Back to the domain of the sprinters, even though the second sprint distance regularly goes over 1000 meters rather than 1500. The 1500 meters normally is the bridge between the sprint distances and the long distances. With the 1000 meters not present at this world championship, you can say the long distance skaters are slight favorites in general, but most sprinters are still able to keep some speed towards the finish of the 1500 meters, whereas the long distance racers are having more trouble going faster than they do in their long distance races, where they would need to divide their energy over more laps. Evgeniia Lalenkova was the first one to set a decent time with 1:55.09 minutes. Only the top skaters in the last three races of the event were able to get faster than that. Too bad for Lalenkova, all six riders did that. Antoinette de Jong finished in 6th place, whereas the 5th place was for Carlijn Achtereekte. Martina Sábliková did really well on this short distance for her standards. Her 4th place was pretty decent in her aim to become world champion for the fifth time in her career. Ivanie Blondin finished in 3rd and Ireen Wüst in 2nd place. The winner of the distance was Miho Takagi, who won her second distance in two days, and with this win, she retook the lead in the overall rankings.

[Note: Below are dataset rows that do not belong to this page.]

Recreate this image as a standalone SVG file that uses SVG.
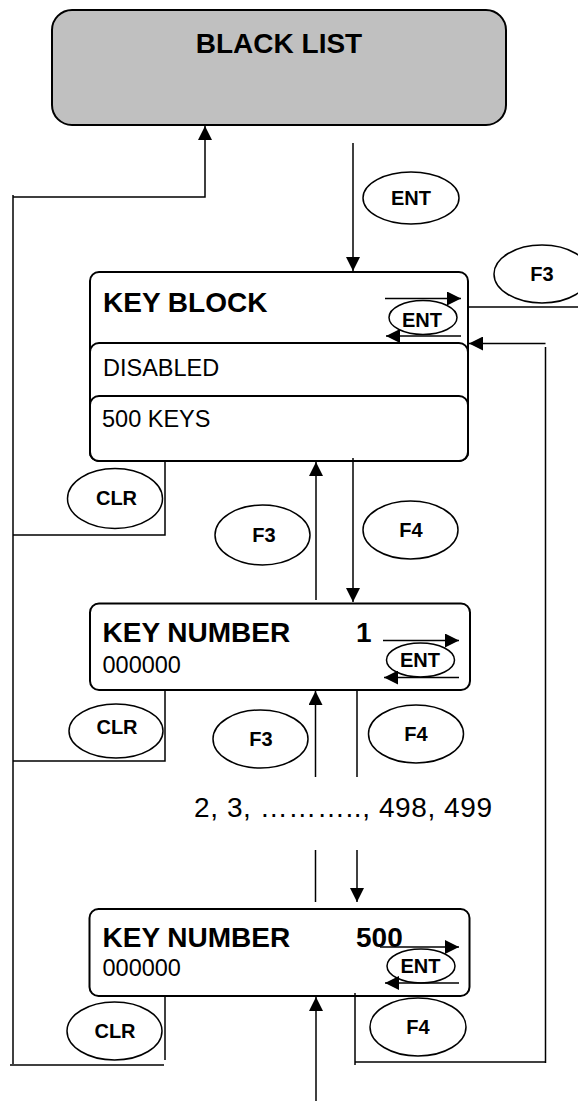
<svg xmlns="http://www.w3.org/2000/svg" width="578" height="1101" viewBox="0 0 578 1101">
<style>
text{font-family:"Liberation Sans",Arial,sans-serif;fill:#000}
.big{font-size:28px;font-weight:bold}
.reg{font-size:23.5px}
.key{font-size:20px;font-weight:bold;text-anchor:middle}
.box{fill:#fff;stroke:#000;stroke-width:2}
.ell{fill:none;stroke:#000;stroke-width:1.5}
.ln{fill:none;stroke:#000;stroke-width:1.5}
.arr{fill:none;stroke:#000;stroke-width:1.5;marker-end:url(#ah)}
</style>
<defs>
<marker id="ah" viewBox="0 0 10 10" refX="10" refY="5" markerWidth="15" markerHeight="14" markerUnits="userSpaceOnUse" orient="auto"><path d="M0,0 L10,5 L0,10 z" fill="#000"/></marker>
</defs>
<rect width="578" height="1101" fill="#fff"/>

<g id="black-list">
<rect x="52" y="10" width="454" height="115" rx="20" fill="#c0c0c0" stroke="#000" stroke-width="2"/>
<text class="big" x="279" y="52.5" text-anchor="middle">BLACK LIST</text>
</g>

<g id="key-block">
<rect class="box" x="90" y="272" width="378" height="189" rx="9"/>
<rect class="box" x="90" y="343" width="378" height="118" rx="9"/>
<rect class="box" x="90" y="396" width="378" height="65" rx="9"/>
<text class="big" x="103" y="311.5">KEY BLOCK</text>
<text class="reg" x="103" y="376">DISABLED</text>
<text class="reg" x="102" y="427">500 KEYS</text>
<ellipse class="ell" cx="423" cy="317.5" rx="34" ry="17"/>
<text class="key" x="422" y="326.5">ENT</text>
<line class="arr" x1="385" y1="298.5" x2="461" y2="298.5"/>
<line class="arr" x1="461" y1="336" x2="386" y2="336"/>
</g>

<g id="key-number-1">
<rect class="box" x="90" y="603.5" width="380" height="86.5" rx="9"/>
<text class="big" x="102.5" y="641.5">KEY NUMBER</text>
<text class="big" x="356" y="641.5">1</text>
<text class="reg" x="102.5" y="673">000000</text>
<ellipse class="ell" cx="420.5" cy="660" rx="34" ry="17"/>
<text class="key" x="420" y="667">ENT</text>
<line class="arr" x1="383" y1="640.5" x2="459" y2="640.5"/>
<line class="arr" x1="459" y1="677.5" x2="384" y2="677.5"/>
</g>

<g id="key-range">
<text x="194" y="817" style="font-size:28px" textLength="298" lengthAdjust="spacing">2, 3, ……….., 498, 499</text>
</g>

<g id="key-number-500">
<rect class="box" x="89.5" y="909" width="380" height="87" rx="9"/>
<text class="big" x="102.5" y="947">KEY NUMBER</text>
<text class="big" x="356" y="947">500</text>
<text class="reg" x="102.5" y="976">000000</text>
<ellipse class="ell" cx="421" cy="966" rx="34" ry="17"/>
<text class="key" x="420.5" y="973">ENT</text>
<line class="arr" x1="380" y1="947" x2="459" y2="947"/>
<line class="arr" x1="459" y1="983" x2="385" y2="983"/>
</g>

<g id="connectors">
<line class="ln" x1="13" y1="195" x2="13" y2="1064"/>
<polyline class="arr" points="13,197 205,197 205,126"/>
<line class="arr" x1="353" y1="143" x2="353" y2="271"/>
<line class="ln" x1="468" y1="307" x2="578" y2="307"/>
<line class="arr" x1="545.5" y1="343.5" x2="469" y2="343.5"/>
<line class="ln" x1="545.5" y1="347" x2="545.5" y2="1063"/>
<polyline class="ln" points="165,461 165,535 13,535"/>
<line class="arr" x1="316" y1="600" x2="316" y2="462"/>
<line class="arr" x1="353" y1="458" x2="353" y2="602"/>
<polyline class="ln" points="165,690 165,761 13,761"/>
<line class="arr" x1="315.5" y1="777" x2="315.5" y2="691"/>
<line class="ln" x1="357" y1="690" x2="357" y2="777"/>
<line class="ln" x1="315.5" y1="850" x2="315.5" y2="902"/>
<line class="arr" x1="357" y1="850" x2="357" y2="902"/>
<line class="ln" x1="165" y1="996" x2="165" y2="1060"/>
<line class="ln" x1="10" y1="1065" x2="164" y2="1065"/>
<line class="arr" x1="316" y1="1101" x2="316" y2="997"/>
<line class="ln" x1="355" y1="993" x2="355" y2="1065"/>
<line class="ln" x1="355" y1="1062" x2="546" y2="1062"/>
</g>

<g id="key-labels">
<g id="lbl-ent-top"><ellipse class="ell" cx="411" cy="198" rx="48" ry="26"/><text class="key" x="411" y="205">ENT</text></g>
<g id="lbl-f3-top"><ellipse class="ell" cx="542" cy="274" rx="48" ry="29"/><text class="key" x="542" y="281">F3</text></g>
<g id="lbl-clr-1"><ellipse class="ell" cx="115" cy="498.5" rx="47.5" ry="30"/><text class="key" x="116.5" y="505">CLR</text></g>
<g id="lbl-f3-1"><ellipse class="ell" cx="262.5" cy="535" rx="47.5" ry="30"/><text class="key" x="264" y="541.5">F3</text></g>
<g id="lbl-f4-1"><ellipse class="ell" cx="410.5" cy="530" rx="47.5" ry="29"/><text class="key" x="411" y="537">F4</text></g>
<g id="lbl-clr-2"><ellipse class="ell" cx="116" cy="731" rx="47" ry="27"/><text class="key" x="117" y="734">CLR</text></g>
<g id="lbl-f3-2"><ellipse class="ell" cx="260.5" cy="739" rx="47.5" ry="29"/><text class="key" x="261" y="745.5">F3</text></g>
<g id="lbl-f4-2"><ellipse class="ell" cx="416" cy="734" rx="47.5" ry="29"/><text class="key" x="416" y="740.5">F4</text></g>
<g id="lbl-clr-3"><ellipse class="ell" cx="114.5" cy="1031" rx="47.5" ry="29"/><text class="key" x="115" y="1037.5">CLR</text></g>
<g id="lbl-f4-3"><ellipse class="ell" cx="418" cy="1027" rx="48" ry="29"/><text class="key" x="418" y="1034">F4</text></g>
</g>
</svg>
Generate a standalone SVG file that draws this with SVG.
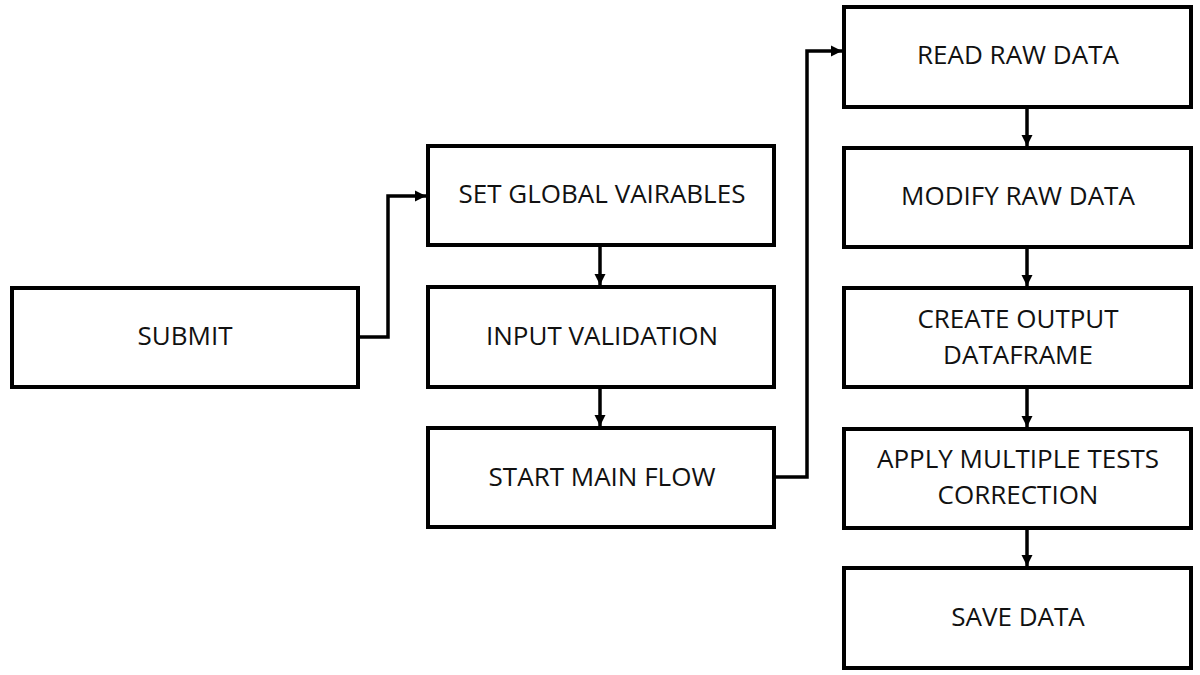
<svg xmlns="http://www.w3.org/2000/svg" width="1200" height="675" viewBox="0 0 1200 675">
<style>
.box{fill:#fff;stroke:#000;stroke-width:4}
.lbl{font-family:"Open Sans","Noto Sans",sans-serif;font-size:26px;fill:#111;text-anchor:middle}
.con{fill:none;stroke:#000;stroke-width:3.5}
</style>
<defs>
<marker id="ah" viewBox="0 0 10 10" refX="10" refY="5" markerWidth="3.2" markerHeight="3.2" markerUnits="strokeWidth" orient="auto">
<path d="M0,0 L10,5 L0,10 Z" fill="#000"/>
</marker>
</defs>
<rect width="1200" height="675" fill="#fff"/>
<g id="connectors">
<path class="con" d="M358,337 H388 V196 H426" marker-end="url(#ah)"/>
<path class="con" d="M600,245 V285" marker-end="url(#ah)"/>
<path class="con" d="M600,387 V426" marker-end="url(#ah)"/>
<path class="con" d="M774,477 H807 V51 H842" marker-end="url(#ah)"/>
<path class="con" d="M1027,107 V146" marker-end="url(#ah)"/>
<path class="con" d="M1027,247 V286" marker-end="url(#ah)"/>
<path class="con" d="M1027,387 V427" marker-end="url(#ah)"/>
<path class="con" d="M1027,528 V566" marker-end="url(#ah)"/>
</g>
<g id="submit"><rect class="box" x="12" y="288" width="346" height="99"/><text class="lbl" x="185" y="345">SUBMIT</text></g>
<g id="set-global"><rect class="box" x="428" y="146" width="346" height="99"/><text class="lbl" x="602" y="203">SET GLOBAL VAIRABLES</text></g>
<g id="input-validation"><rect class="box" x="428" y="287" width="346" height="100"/><text class="lbl" x="602" y="345">INPUT VALIDATION</text></g>
<g id="start-main-flow"><rect class="box" x="428" y="428" width="346" height="99"/><text class="lbl" x="602" y="486">START MAIN FLOW</text></g>
<g id="read-raw"><rect class="box" x="844" y="7" width="347" height="100"/><text class="lbl" x="1018" y="64">READ RAW DATA</text></g>
<g id="modify-raw"><rect class="box" x="844" y="148" width="347" height="99"/><text class="lbl" x="1018" y="205">MODIFY RAW DATA</text></g>
<g id="create-output"><rect class="box" x="844" y="288" width="347" height="99"/><text class="lbl" x="1018"><tspan x="1018" y="328">CREATE OUTPUT</tspan><tspan x="1018" y="364">DATAFRAME</tspan></text></g>
<g id="apply-correction"><rect class="box" x="844" y="429" width="347" height="99"/><text class="lbl" x="1018"><tspan x="1018" y="468">APPLY MULTIPLE TESTS</tspan><tspan x="1018" y="504">CORRECTION</tspan></text></g>
<g id="save-data"><rect class="box" x="844" y="568" width="347" height="100"/><text class="lbl" x="1018" y="626">SAVE DATA</text></g>
</svg>
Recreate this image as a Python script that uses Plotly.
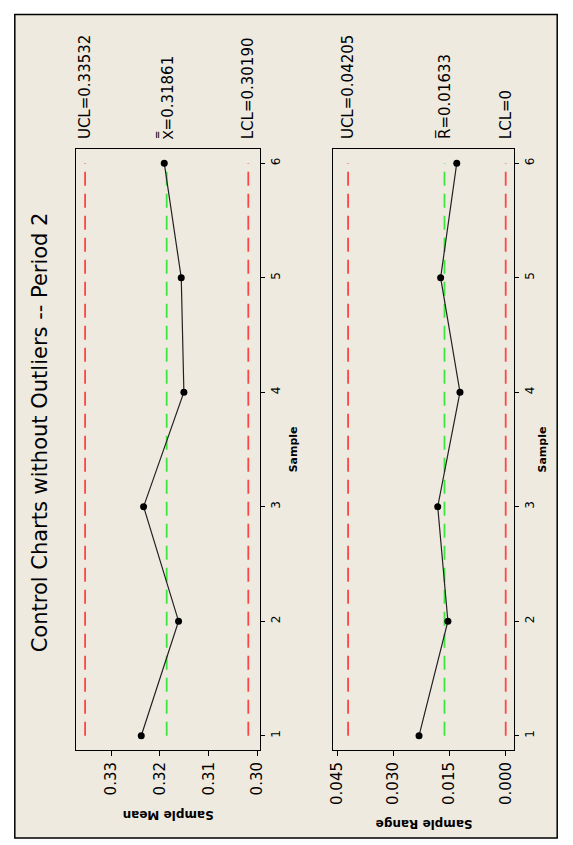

The final distance is the main distance for these world championships. Most skaters hate it, some of them are very good at it. Only the top 8 skaters after three distances qualify for the final race. Maryna Zuyeva and Natalia Voronina skated well in the first heat, but weren't candidates to win any medals anymore. Carlijn Achtereekte in the second race was still a medal contender, whereas her opponent Isabelle Weidemann did not have a chance to win a medal anymore. Weidemann won the race however in a great time of 6:49.68 minutes. Carlijn Achtereekte finished less than a second later, but both were a lot faster than Zuyeva. In the next race Antoinette de Jong had to race against Martina Sábliková again. Just like on the 3000 meters race, De Jong kept up with Sábliková really well, but in the end she had to let her go. De Jong finished seven seconds slower than Weidemann, and six seconds slower than Achtereekte, but that was just enough to stay in the lead after four distances. Well, she would have been in the lead, if Sábliková wouldn't have been there. The Czech lady did it for the second day in a row, and skated yet another World Record, this time over 5000 meters in 6:42.01 minutes.
Now it was up to Miho Takagi not too lose too much time, so that she could stay ahead of Sábliková after four races. If she would lose with less than 20 seconds difference, Takagi would retain her title, but the Japanese lost 0.70 seconds too much and had to settle with silver. Ireen Wüst's time was not enough to win the bronze medal, which went to Antoinette de Jong.